Peut-on imaginer un allègement de normes qui faciliterait la sortie de nouveaux programmes, à la peine en raison d’un pourcentage élevé en logements sociaux?
Martine Aubry avait une vision ambitieuse des 30% de logements sociaux, supérieure à la loi qui en prévoit entre 20 et 25% en fonction de la taille des communes. J’ai indiqué dans mon discours d‘ouverture du conseil que nous réfléchissions à un allègement du programme local de l’habitat (PLH) dans le respect de la loi. Entre 25 et 30% nous devrions aisément trouver un compromis.

 

Quelle est votre ligne en terme d’innovation et de recherche ?

Nous allons évidemment continuer à soutenir les pôles de compétitivité et d’excellence. Ce sont des fleurons de notre économie. J’ai même envie d’en créer un nouveau, « Euralimentaire » autour du Min de Lomme.

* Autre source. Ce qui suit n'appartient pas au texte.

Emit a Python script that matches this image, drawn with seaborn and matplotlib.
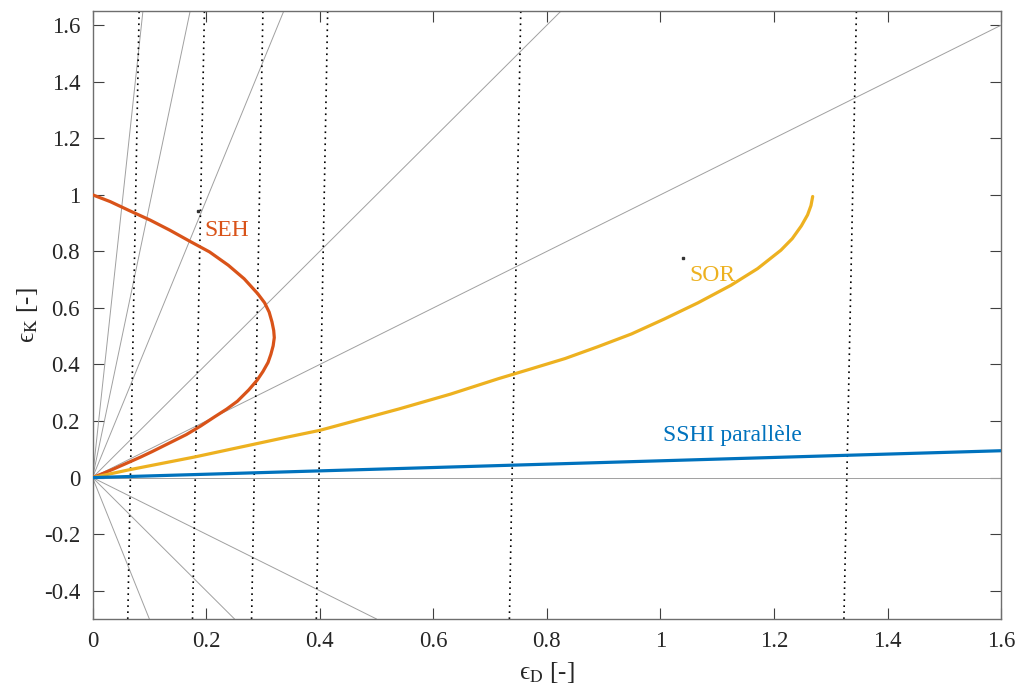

C’est d’ailleurs la première fois qu’est nommé un vice-président à la recherche et à l’innovation, en l’occurrence Guillaume Delbar, maire de Roubaix, cela montre l’importance que j’accorde à ce secteur.

 

Quels liens envisagez-vous avec les milieux économiques ?

Des liens étroits et constructifs, enrichis de nombreuses rencontres et de déplacements sur le terrain. Je serai à l’écoute de l’ensemble des milieux économiques, et j’ai déjà rencontré à plusieurs reprises Frédéric Motte (président régional du Medef, ndlr) que je connais bien. Vous l’aurez compris l’économie est ma priorité.

 

Votre discours ressemble à celui d'un chef d’entreprise. Êtes-vous d’accord avec cette vision des choses ?
Je crois que c’est ma façon de fonctionner, c’est la méthode Castelain. J’ai 6 ans pour prouver que je suis avant tout un métropolitain et pas seulement le maire de 900 habitants.

 

On vous l’a beaucoup servi...
Je m’y attendais. J’ai géré pendant près de 10 ans un budget de 350 M€, un budget supérieur à celui des villes de Roubaix et de Tourcoing réunies. Je suis à la communauté urbaine depuis 1995, j’ai été conseiller, VP, 1er VP, je suis né à Tourcoing et oui j’habite Péronne-en-Mélantois, un petit village dont je suis fier. Un Président atypique suscite forcément des commentaires de cette nature, mais ça ne me dérange pas.